Sesia Giacomo di Secondo, d'anni 24 nato a Narbone (Francia), oriundo di Cavagnolo, cameriere.
No records for his birth have yet been located and little to nothing is known of his family or early life.
He left Italy as a young man and headed to Britain where he garnered work in one of Luigi Gatti’s London restaurants. He appeared on the 1911 census living as a lodger at 3-4 Pultenay Chambers in St James, Westminster and he was described as an unmarried waiter.
When he signed-on to the Titanic as a waiter on 6 April 1912 Sesia gave his address a 3 Little Pulteney Chambers, Pulteney Street, London. The Titanic was his first working sea voyage and as a member of the à la carte restaurant he was employed and therefore paid by Luigi Gatti.

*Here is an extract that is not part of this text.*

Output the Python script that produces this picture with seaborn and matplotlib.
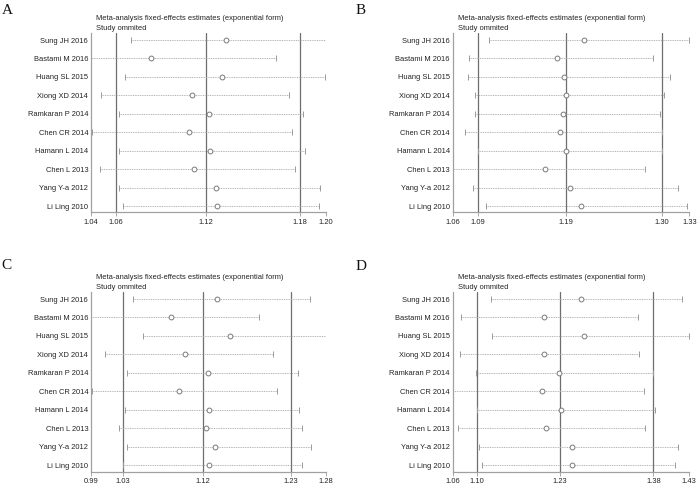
import numpy as np
import pandas as pd
import matplotlib
matplotlib.use("Agg")
import matplotlib.pyplot as plt
import seaborn as sns

studies = ["Sung JH 2016", "Bastami M 2016", "Huang SL 2015", "Xiong XD 2014",
           "Ramkaran P 2014", "Chen CR 2014", "Hamann L 2014", "Chen L 2013",
           "Yang Y-a 2012", "Li Ling 2010"]

# Panel A
a_est = [1.132, 1.081, 1.129, 1.109, 1.120, 1.107, 1.121, 1.110, 1.125, 1.126]
a_lo = [1.067, 1.038, 1.063, 1.047, 1.059, 1.041, 1.059, 1.046, 1.059, 1.062]
a_hi = [1.2005, 1.166, 1.199, 1.175, 1.184, 1.177, 1.186, 1.179, 1.196, 1.195]
a_ticks = [1.040, 1.057, 1.118, 1.182, 1.200]
a_labels = ["1.04", "1.06", "1.12", "1.18", "1.20"]

# Panel B
b_est = [1.210, 1.179, 1.187, 1.189, 1.186, 1.182, 1.189, 1.165, 1.194, 1.206]
b_lo = [1.101, 1.079, 1.078, 1.085, 1.086, 1.074, 1.089, 1.057, 1.083, 1.098]
b_hi = [1.330, 1.289, 1.308, 1.301, 1.296, 1.299, 1.299, 1.279, 1.317, 1.327]
b_ticks = [1.060, 1.089, 1.189, 1.299, 1.330]
b_labels = ["1.06", "1.09", "1.19", "1.30", "1.33"]

# Panel C
c_est = [1.146, 1.089, 1.161, 1.106, 1.134, 1.099, 1.135, 1.132, 1.143, 1.135]
c_lo = [1.042, 0.987, 1.054, 1.007, 1.034, 0.991, 1.032, 1.025, 1.034, 1.030]
c_hi = [1.260, 1.197, 1.281, 1.215, 1.245, 1.219, 1.247, 1.250, 1.262, 1.250]
c_ticks = [0.990, 1.029, 1.128, 1.237, 1.280]
c_labels = ["0.99", "1.03", "1.12", "1.23", "1.28"]

# Panel D
d_est = [1.260, 1.203, 1.266, 1.203, 1.227, 1.200, 1.229, 1.206, 1.246, 1.247]
d_lo = [1.120, 1.073, 1.121, 1.072, 1.096, 1.057, 1.0975, 1.069, 1.101, 1.106]
d_hi = [1.419, 1.350, 1.430, 1.352, 1.374, 1.359, 1.377, 1.361, 1.412, 1.407]
d_ticks = [1.060, 1.098, 1.228, 1.374, 1.430]
d_labels = ["1.06", "1.10", "1.23", "1.38", "1.43"]

panel_names = ["A", "B", "C", "D"]
title1 = "Meta-analysis fixed-effects estimates (exponential form)"
title2 = "Study ommited"

sns.set_theme(style="white")
plt.rcParams["font.family"] = ["Liberation Sans", "DejaVu Sans"]

W, H = 700, 490
fig = plt.figure(figsize=(7, 4.9), dpi=100)

# axes boxes in pixels: left, top, right, bottom
boxes = [(91, 33, 326, 212.5), (452.7, 33, 689.3, 212.5),
         (91, 292, 326, 471.7), (452.7, 292, 689.3, 471.7)]
label_pos = [(2, 13.5), (356, 13.5), (1, 269), (356, 270)]

panels = [(a_est, a_lo, a_hi, a_ticks, a_labels),
          (b_est, b_lo, b_hi, b_ticks, b_labels),
          (c_est, c_lo, c_hi, c_ticks, c_labels),
          (d_est, d_lo, d_hi, d_ticks, d_labels)]

txt_col = "#222222"
for (est, lo, hi, ticks, labels), (l, t, r, b), name, (lx, ly) in zip(panels, boxes, panel_names, label_pos):
    ax = fig.add_axes([l / W, 1 - b / H, (r - l) / W, (b - t) / H])
    df = pd.DataFrame({"study": studies, "est": est, "lo": lo, "hi": hi,
                       "row": np.arange(len(studies))})
    for xv in ticks[1:4]:
        ax.axvline(xv, color="#6e6e6e", lw=0.9, zorder=1)
    ax.hlines(df["row"], df["lo"], df["hi"], color="#a8a8a8", lw=0.6,
              linestyles=(0, (1.2, 0.9)), zorder=2)
    ax.plot(df["lo"], df["row"], ls="none", marker="|", ms=4, mew=0.7, color="#9a9a9a", zorder=2)
    ax.plot(df["hi"], df["row"], ls="none", marker="|", ms=4, mew=0.7, color="#9a9a9a", zorder=2)
    sns.scatterplot(data=df, x="est", y="row", ax=ax, marker="o", s=12,
                    facecolor="white", edgecolor="#7a7a7a", linewidth=0.7, zorder=3)
    ax.set_xlim(ticks[0], ticks[-1])
    ax.set_ylim(len(studies) - 1 + 0.35, -0.38)
    ax.set_yticks(df["row"])
    ax.set_yticklabels(studies, fontsize=5.4, color=txt_col)
    ax.set_xticks(ticks)
    ax.set_xticklabels(labels, fontsize=5.4, color=txt_col)
    ax.set_xlabel("")
    ax.set_ylabel("")
    ax.tick_params(axis="y", length=0, pad=2)
    ax.tick_params(axis="x", length=3, width=0.6, color="#9a9a9a", pad=1.5, direction="out", bottom=True)
    for s in ["top", "right"]:
        ax.spines[s].set_visible(False)
    for s in ["left", "bottom"]:
        ax.spines[s].set_color("#a0a0a0")
        ax.spines[s].set_linewidth(0.9)
    ax.annotate(title1, xy=(0, 1), xycoords="axes fraction", xytext=(3.5, 8.0),
                textcoords="offset points", fontsize=5.4, color=txt_col, va="bottom", ha="left")
    ax.annotate(title2, xy=(0, 1), xycoords="axes fraction", xytext=(3.5, 0.9),
                textcoords="offset points", fontsize=5.4, color=txt_col, va="bottom", ha="left")
    fig.text(lx / W, 1 - ly / H, name, fontsize=11, family=["Liberation Serif"],
             color="#111111", ha="left", va="baseline")

fig.savefig("out.png", dpi=100, facecolor="white")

Several of the surviving crew recall observing a large crowd of the largely continental members of staff of the à la carte restaurant out on Scotland Road during the evacuation, many waiting around the doors leading to one of the second class stairwells which was situated near their own quarters. A group of four to six stewards stood guard at these doors, refusing to let their fellow crewmen pass. Two more fortunate members of the restaurant staff that did get through were Paul Maugé and chef Pierre Rousseau who both waited at the E-deck landing of the second class stairwell for around thirty minutes before ascending, Maugé noting that no other members of the restaurant came through whilst they were there.
Giacomo Sesia died in the sinking and his body, if recovered, was never identified.